Train your own Vicuna on Llama-2#

Training data and model identity#

By default, we use the ShareGPT data and the identity questions in hardcoded_questions.py.

Optional: To use custom data, you can change the following line in train.yaml:

setup: |
  ...
  wget https://huggingface.co/datasets/anon8231489123/ShareGPT_Vicuna_unfiltered/resolve/main/ShareGPT_V3_unfiltered_cleaned_split.json  -O $HOME/data/sharegpt.json
  ...

The above json file is an array, each element of which having the following format (the conversation can have multiple turns, between human and gpt):

{
  "id": "i6IyJda_0",
  "conversations": [
    {
      "from": "human",
      "value": "How to tell if a customer segment is well segmented? In 3 bullet points."
    },
    {
      "from": "gpt",
      "value": "1. Homogeneity: The segment should consist of customers who share similar characteristics and behaviors.\n2. Distinctiveness: The segment should be different from other segments in terms of their characteristics and behaviors.\n3. Stability: The segment should remain relatively stable over time and not change drastically. The characteristics and behaviors of customers within the segment should not change significantly."
    }
  ]
},

Optional: To make the model know about its identity, you can change the hardcoded questions hardcoded_questions.py

Note: Models trained on ShareGPT data may have restrictions on commercial usage. Swap it out with your own data for commercial use.

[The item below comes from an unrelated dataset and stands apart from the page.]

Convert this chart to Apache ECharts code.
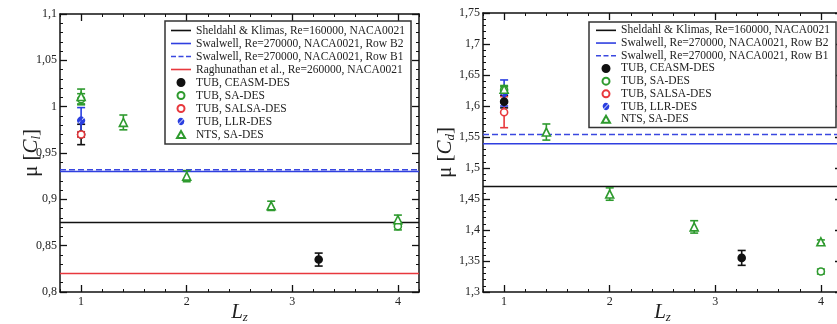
<!DOCTYPE html>
<html><head><meta charset="utf-8">
<script src="https://cdn.jsdelivr.net/npm/echarts@6/dist/echarts.min.js"></script>
<style>html,body{margin:0;padding:0;background:#fff}#c{width:837px;height:324px}</style>
</head><body><div id="c"></div>
<script>
// ---------- data ----------
const X_MIN = 0.8, X_MAX = 4.2;
const xTickValues = [1, 2, 3, 4];
const clYRange = [0.8, 1.1];
const cdYRange = [1.3, 1.75];
const yInterval = 0.05;

const refNames = [
  'Sheldahl & Klimas, Re=160000, NACA0021',
  'Swalwell, Re=270000, NACA0021, Row B2',
  'Swalwell, Re=270000, NACA0021, Row B1',
  'Raghunathan et al., Re=260000, NACA0021'
];
const clRefValues = [0.875, 0.930, 0.932, 0.820];
const cdRefValues = [1.470, 1.539, 1.554];

const pointNames = ['TUB, CEASM-DES', 'TUB, SA-DES', 'TUB, SALSA-DES', 'TUB, LLR-DES', 'NTS, SA-DES'];
// [Lz, mean, half error]
const clCEASM = [[1, 0.970, 0.011], [3.25, 0.835, 0.007]];
const clSA    = [[1, 1.008, 0.006], [4, 0.871, 0.004]];
const clSALSA = [[1, 0.970, 0.003]];
const clLLR   = [[1, 0.985, 0.014]];
const clNTS   = [[1, 1.011, 0.008], [1.4, 0.983, 0.008], [2, 0.925, 0.006], [2.8, 0.893, 0.005], [4, 0.878, 0.005]];

const cdCEASM = [[1, 1.607, 0.010], [3.25, 1.355, 0.012]];
const cdSA    = [[1, 1.626, 0.005], [4, 1.333, 0.004]];
const cdSALSA = [[1, 1.590, 0.025]];
const cdLLR   = [[1, 1.621, 0.021]];
const cdNTS   = [[1, 1.627, 0.006], [1.4, 1.558, 0.013], [2, 1.458, 0.010], [2.8, 1.405, 0.010], [4, 1.381, 0.003]];

// ---------- styles ----------
const FONT = "'Liberation Serif','Times New Roman',serif";
const TXT = '#222';
const SOLID_ICON = 'path://M0,0h20v1.6h-20z';
const DASH_ICON = 'path://M0,0h5v1.6h-5zM7.5,0h5v1.6h-5zM15,0h5v1.6h-5z';
const TRI_ICON = 'path://M4,0L8,7L0,7Z';
const SLASH_DISC = 'path://M1.161,8.203L8.203,1.161A5,5 0 0,0 1.161,8.203ZM8.839,1.797L1.797,8.839A5,5 0 0,0 8.839,1.797Z';
const refStyles = [
  {color: '#111', type: 'solid', icon: SOLID_ICON},
  {color: '#2f3fe0', type: 'solid', icon: SOLID_ICON},
  {color: '#3a48e0', type: 'dashed', icon: DASH_ICON},
  {color: '#e8383d', type: 'solid', icon: SOLID_ICON}
];
const pointStyles = [
  {symbol: 'circle', icon: 'circle', size: 7, fill: '#111', stroke: '#111', bw: 1.6, color: '#111'},
  {symbol: 'circle', icon: 'circle', size: 7, fill: '#fff', stroke: '#2e9a2e', bw: 1.6, color: '#2e9a2e'},
  {symbol: 'circle', icon: 'circle', size: 7, fill: '#fff', stroke: '#e8383d', bw: 1.6, color: '#e8383d'},
  {symbol: SLASH_DISC, icon: SLASH_DISC, size: 8, fill: '#2a3fe0', stroke: '#2a3fe0', bw: 0, color: '#2a3fe0'},
  {symbol: 'triangle', icon: TRI_ICON, size: 8, fill: '#fff', stroke: '#2e9a2e', bw: 1.6, color: '#2e9a2e'}
];

const fmt = v => String(+v.toFixed(2)).replace('.', ',');

function makeErr(color) {
  return function (params, api) {
    const x = api.value(0), y = api.value(1), e = api.value(2);
    const t = api.coord([x, y + e]), b = api.coord([x, y - e]);
    const hw = 4;
    const st = {stroke: color, lineWidth: 1.6, fill: null};
    return {type: 'group', children: [
      {type: 'line', shape: {x1: t[0], y1: t[1], x2: b[0], y2: b[1]}, style: st},
      {type: 'line', shape: {x1: t[0] - hw, y1: t[1], x2: t[0] + hw, y2: t[1]}, style: st},
      {type: 'line', shape: {x1: b[0] - hw, y1: b[1], x2: b[0] + hw, y2: b[1]}, style: st}
    ]};
  };
}

const grids = [
  {left: 60, top: 14, width: 359, height: 278, containLabel: false, outerBoundsMode: 'none'},
  {left: 483, top: 13, width: 359, height: 279, containLabel: false, outerBoundsMode: 'none'}
];

const xAxes = [], yAxes = [], series = [];
function axesFor(g, yr, yName) {
  const base = {type: 'value', gridIndex: g, min: X_MIN, max: X_MAX, splitLine: {show: false}};
  const lineStyle = {color: '#111', width: 1.5};
  xAxes.push(Object.assign({}, base, {position: 'bottom', interval: 0.2,
    axisLine: {show: true, lineStyle}, axisTick: {inside: true, length: 3, lineStyle: {color: '#111'}},
    axisLabel: {customValues: xTickValues, color: TXT, fontFamily: FONT, fontSize: 12, margin: 4},
    name: '{b|L}{s|z}', nameLocation: 'middle', nameGap: 9, nameMoveOverlap: false,
    nameTextStyle: {rich: {
      b: {fontFamily: FONT, fontSize: 21, fontStyle: 'italic', color: TXT, lineHeight: 22},
      s: {fontFamily: FONT, fontSize: 13, fontStyle: 'italic', color: TXT, lineHeight: 14, padding: [12, 0, 0, 0]}
    }}}));
  xAxes.push(Object.assign({}, base, {position: 'bottom', interval: 0.2,
    axisLine: {show: false}, axisTick: {inside: true, length: 7, customValues: xTickValues, lineStyle: {color: '#111', width: 1.3}},
    axisLabel: {show: false}}));
  xAxes.push(Object.assign({}, base, {position: 'top', interval: 0.2,
    axisLine: {show: true, lineStyle}, axisTick: {inside: true, length: 3, lineStyle: {color: '#111'}},
    axisLabel: {show: false}}));
  xAxes.push(Object.assign({}, base, {position: 'top', interval: 0.2,
    axisLine: {show: false}, axisTick: {inside: true, length: 7, customValues: xTickValues, lineStyle: {color: '#111', width: 1.3}},
    axisLabel: {show: false}}));
  const ybase = {type: 'value', gridIndex: g, min: yr[0], max: yr[1], interval: yInterval, splitLine: {show: false},
    axisLine: {show: true, lineStyle}, axisTick: {inside: true, length: 7, lineStyle: {color: '#111', width: 1.3}},
    minorTick: {show: true, splitNumber: 5, length: 3, lineStyle: {color: '#111'}}};
  yAxes.push(Object.assign({}, ybase, {position: 'left',
    axisLabel: {formatter: fmt, color: TXT, fontFamily: FONT, fontSize: 12, margin: 3},
    name: yName, nameLocation: 'middle', nameGap: g === 0 ? 18 : 27, nameMoveOverlap: false,
    nameTextStyle: {rich: {
      a: {fontFamily: FONT, fontSize: 21, color: TXT, lineHeight: 22},
      b: {fontFamily: FONT, fontSize: 21, fontStyle: 'italic', color: TXT, lineHeight: 22},
      s: {fontFamily: FONT, fontSize: 13, fontStyle: 'italic', color: TXT, lineHeight: 14, padding: [12, 0, 0, 0]}
    }}}));
  yAxes.push(Object.assign({}, ybase, {position: 'right', axisLabel: {show: false}}));
}
axesFor(0, clYRange, '{a|μ [}{b|C}{s|l}{a|]}');
axesFor(1, cdYRange, '{a|μ [}{b|C}{s|d}{a|]}');

function panel(g, refValues, sets) {
  const xi = g * 4, yi = g * 2;
  refValues.forEach((v, i) => {
    series.push({type: 'line', name: refNames[i], xAxisIndex: xi, yAxisIndex: yi,
      data: [[X_MIN, v], [X_MAX, v]], symbol: 'none', silent: true, z: 1,
      lineStyle: {color: refStyles[i].color, width: 1.5, type: refStyles[i].type},
      itemStyle: {color: refStyles[i].color}});
  });
  sets.forEach((set, i) => {
    const ps = pointStyles[i];
    series.push({type: 'custom', name: pointNames[i] + ' err' + g, xAxisIndex: xi, yAxisIndex: yi,
      data: set, encode: {x: 0, y: 1}, renderItem: makeErr(ps.color), z: 2, silent: true});
  });
  sets.forEach((set, i) => {
    const ps = pointStyles[i];
    series.push({type: 'scatter', name: pointNames[i], xAxisIndex: xi, yAxisIndex: yi,
      data: set.map(d => [d[0], d[1]]), symbol: ps.symbol, symbolSize: ps.size, symbolKeepAspect: true,
      z: 3, silent: true,
      itemStyle: {color: ps.fill, borderColor: ps.stroke, borderWidth: ps.bw, opacity: 1}});
  });
}
panel(0, clRefValues, [clCEASM, clSA, clSALSA, clLLR, clNTS]);
panel(1, cdRefValues, [cdCEASM, cdSA, cdSALSA, cdLLR, cdNTS]);

function legendData(nRef) {
  const refs = refNames.slice(0, nRef).map((n, i) => ({name: n, icon: refStyles[i].icon,
    itemStyle: {color: refStyles[i].color, borderWidth: 0}}));
  const pts = pointNames.map((n, i) => ({name: n, icon: pointStyles[i].icon}));
  return refs.concat(pts);
}

const legendBase = {orient: 'vertical', itemGap: 0, itemWidth: 20, itemHeight: 7,
  symbolKeepAspect: true,
  borderColor: '#333', borderWidth: 1.5, backgroundColor: '#fff', selectedMode: false,
  textStyle: {fontFamily: FONT, fontSize: 11.5, color: TXT, lineHeight: 13}};
const legends = [
  Object.assign({}, legendBase, {left: 165, top: 21, padding: [3, 6, 3, 6],
    data: legendData(4)}),
  Object.assign({}, legendBase, {left: 589, top: 22, padding: [2, 6, 2, 7],
    textStyle: Object.assign({}, legendBase.textStyle, {lineHeight: 12.7}),
    data: legendData(3)})
];

const chart = echarts.init(document.getElementById('c'), null, {renderer: 'canvas'});
chart.setOption({
  animation: false,
  backgroundColor: '#fff',
  grid: grids,
  xAxis: xAxes,
  yAxis: yAxes,
  legend: legends,
  series: series
});
</script></body></html>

Kick start training on any cloud#

Start training with a single command

sky launch --down -c vicuna train.yaml \
  --env ARTIFACT_BUCKET_NAME=<your-bucket-name> \
  --env WANDB_API_KEY=<your-wandb-api-key>

This will launch the training job on the cheapest cloud that has 8x A100-80GB spot GPUs available.

Tip: You can get WANDB_API_KEY at https://wandb.ai/settings. To disable Weights & Biases, simply leave out that --env flag.

Tip: You can set ARTIFACT_BUCKET_NAME to a new bucket name, such as <whoami>-tmp-bucket, and SkyPilot will create the bucket for you.

Use on-demand instead to unlock more clouds: Inside train.yaml we requested using spot instances:

resources:
  accelerators: A100-80GB:8
  disk_size: 1000
  use_spot: true

However, spot A100-80GB:8 is currently only supported on GCP. On-demand versions are supported on AWS, Azure, GCP, Lambda, and more. (Hint: check out the handy outputs of sky show-gpus A100-80GB:8!)

To use those clouds, add the --no-use-spot flag to request on-demand instances:

sky launch --no-use-spot ...

Optimizer

Optional: Try out the training for the 13B model:

sky launch -c vicuna train.yaml \
  --env ARTIFACT_BUCKET_NAME=<your-bucket-name> \
  --env WANDB_API_KEY=<your-wandb-api-key> \
  --env MODEL_SIZE=13

Reducing costs by 3x with spot instances#

SkyPilot Managed Spot is a library built on top of SkyPilot that helps users run jobs on spot instances without worrying about interruptions. That is the tool used by the LMSYS organization to train the first version of Vicuna (more details can be found in their launch blog post and example). With this, the training cost can be reduced from $1000 to $300.

To use SkyPilot Managed Spot, you can simply replace sky launch with sky spot launch in the above command:

sky spot launch -n vicuna train.yaml \
  --env ARTIFACT_BUCKET_NAME=<your-bucket-name> \
  --env WANDB_API_KEY=<your-wandb-api-key>

Serve your model#

After the training is done, you can serve your model in your own cloud environment with a single command:

sky launch -c serve serve.yaml --env MODEL_CKPT=<your-model-checkpoint>/chatbot/7b

In serve.yaml, we specified launching a Gradio server that serves the model checkpoint at <your-model-checkpoint>/chatbot/7b.

Vicuna-Llama-2

Tip: You can also switch to a cheaper accelerator, such as L4, to save costs, by adding --gpus L4 to the above command.